- [SHORT EXERCISE]:
Transcribe everything in the data word for word. Pictures are left out.
▬▬▬▬▬▬▬▬▬▬
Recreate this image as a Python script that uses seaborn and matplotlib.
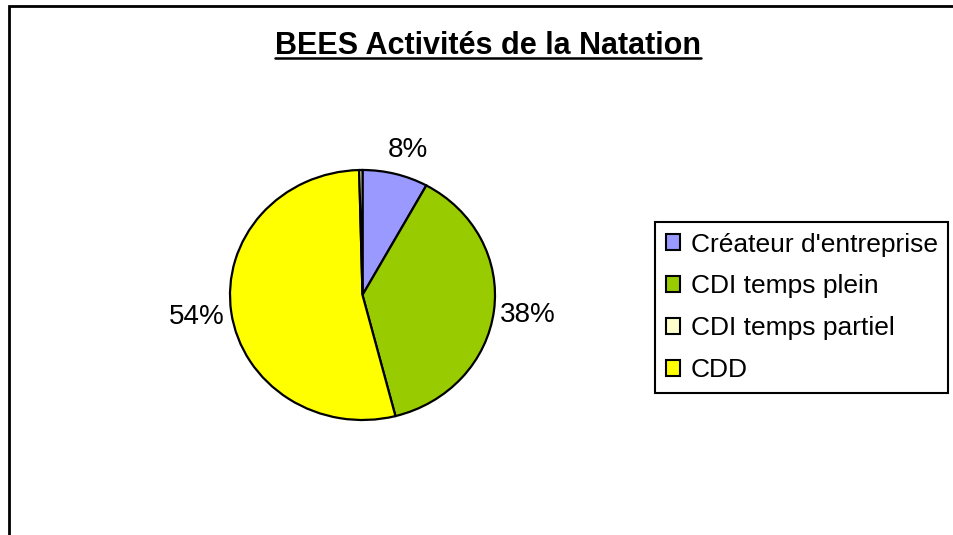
import matplotlib
matplotlib.use("Agg")
import matplotlib.pyplot as plt
import seaborn as sns
from matplotlib.patches import Patch, Rectangle
from matplotlib.lines import Line2D

# data
categories = ["Créateur d'entreprise", "CDI temps plein", "CDI temps partiel", "CDD"]
shares = [8, 38, 0.4, 53.6]
colours = ["#9999FF", "#99CC00", "#FFFFCC", "#FFFF00"]
# the thin "temps partiel" sliver sits at 12 o'clock in the original
pie_order = [0, 1, 3, 2]
title = "BEES Activités de la Natation"

sns.set_theme(style="white")
plt.rcParams['font.family'] = ['Liberation Sans', 'DejaVu Sans']

W, H = 954, 535
fig = plt.figure(figsize=(W / 100, H / 100), dpi=100)
fig.patch.set_facecolor("white")

# pie occupies x 230..495, y 170..420 (pixels from top)
ax = fig.add_axes([230 / W, 1 - 420 / H, 265 / W, 250 / H])
palette = sns.color_palette(colours)


def pct(p):
    return f"{p:.0f}%" if p >= 1 else ""


wedges, texts, autotexts = ax.pie(
    [shares[i] for i in pie_order],
    colors=[palette[i] for i in pie_order],
    startangle=90,
    counterclock=False,
    autopct=pct,
    pctdistance=1.26,
    wedgeprops=dict(edgecolor="black", linewidth=1.6),
    textprops=dict(fontsize=20, color="black"),
)
# small label on top sits a bit closer to the rim
x0, y0 = autotexts[0].get_position()
autotexts[0].set_position((x0 * 1.09, y0 * 0.95))
ax.set_aspect("auto")
ax.set_xlim(-1, 1)
ax.set_ylim(-1, 1)
ax.axis("off")

# title, underlined
t = fig.text(488 / W, 1 - 46 / H, title, ha="center", va="center",
             fontsize=22, fontweight="bold", color="black")
fig.canvas.draw()
bb = t.get_window_extent(renderer=fig.canvas.get_renderer())
uy = 1 - 58 / H
fig.add_artist(Line2D([bb.x0 / W, bb.x1 / W], [uy, uy],
                      transform=fig.transFigure, color="black", lw=1.8))

# legend
handles = [Patch(facecolor=c, edgecolor="black", linewidth=1.5) for c in palette]
leg = fig.legend(handles, categories, loc="upper left",
                 bbox_to_anchor=(655 / W, 1 - 222 / H), borderaxespad=0,
                 fontsize=19, frameon=True, fancybox=False, shadow=False,
                 handlelength=0.55, handleheight=0.55, handletextpad=0.4,
                 labelspacing=0.68, borderpad=0.4, labelcolor="black")
leg.get_frame().set_edgecolor("black")
leg.get_frame().set_linewidth(1.5)
leg.get_frame().set_alpha(1)

# outer chart-area border (cut off at right and bottom)
fig.add_artist(Rectangle((9 / W, -0.1), 2, 1 - 6 / H + 0.1,
                         transform=fig.transFigure, fill=False,
                         edgecolor="black", lw=2))

fig.savefig("out.png", dpi=100)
▬▬▬▬▬▬▬▬▬▬
- [WRITTEN ANSWER]:
Recreate this image as a Python script that uses seaborn and matplotlib.
import matplotlib
matplotlib.use("Agg")
import matplotlib.pyplot as plt
import seaborn as sns
from matplotlib.patches import Patch, Rectangle
from matplotlib.lines import Line2D

# data
categories = ["Créateur d'entreprise", "CDI temps plein", "CDI temps partiel", "CDD"]
shares = [8, 38, 0.4, 53.6]
colours = ["#9999FF", "#99CC00", "#FFFFCC", "#FFFF00"]
# the thin "temps partiel" sliver sits at 12 o'clock in the original
pie_order = [0, 1, 3, 2]
title = "BEES Activités de la Natation"

sns.set_theme(style="white")
plt.rcParams['font.family'] = ['Liberation Sans', 'DejaVu Sans']

W, H = 954, 535
fig = plt.figure(figsize=(W / 100, H / 100), dpi=100)
fig.patch.set_facecolor("white")

# pie occupies x 230..495, y 170..420 (pixels from top)
ax = fig.add_axes([230 / W, 1 - 420 / H, 265 / W, 250 / H])
palette = sns.color_palette(colours)


def pct(p):
    return f"{p:.0f}%" if p >= 1 else ""


wedges, texts, autotexts = ax.pie(
    [shares[i] for i in pie_order],
    colors=[palette[i] for i in pie_order],
    startangle=90,
    counterclock=False,
    autopct=pct,
    pctdistance=1.26,
    wedgeprops=dict(edgecolor="black", linewidth=1.6),
    textprops=dict(fontsize=20, color="black"),
)
# small label on top sits a bit closer to the rim
x0, y0 = autotexts[0].get_position()
autotexts[0].set_position((x0 * 1.09, y0 * 0.95))
ax.set_aspect("auto")
ax.set_xlim(-1, 1)
ax.set_ylim(-1, 1)
ax.axis("off")

# title, underlined
t = fig.text(488 / W, 1 - 46 / H, title, ha="center", va="center",
             fontsize=22, fontweight="bold", color="black")
fig.canvas.draw()
bb = t.get_window_extent(renderer=fig.canvas.get_renderer())
uy = 1 - 58 / H
fig.add_artist(Line2D([bb.x0 / W, bb.x1 / W], [uy, uy],
                      transform=fig.transFigure, color="black", lw=1.8))

# legend
handles = [Patch(facecolor=c, edgecolor="black", linewidth=1.5) for c in palette]
leg = fig.legend(handles, categories, loc="upper left",
                 bbox_to_anchor=(655 / W, 1 - 222 / H), borderaxespad=0,
                 fontsize=19, frameon=True, fancybox=False, shadow=False,
                 handlelength=0.55, handleheight=0.55, handletextpad=0.4,
                 labelspacing=0.68, borderpad=0.4, labelcolor="black")
leg.get_frame().set_edgecolor("black")
leg.get_frame().set_linewidth(1.5)
leg.get_frame().set_alpha(1)

# outer chart-area border (cut off at right and bottom)
fig.add_artist(Rectangle((9 / W, -0.1), 2, 1 - 6 / H + 0.1,
                         transform=fig.transFigure, fill=False,
                         edgecolor="black", lw=2))

fig.savefig("out.png", dpi=100)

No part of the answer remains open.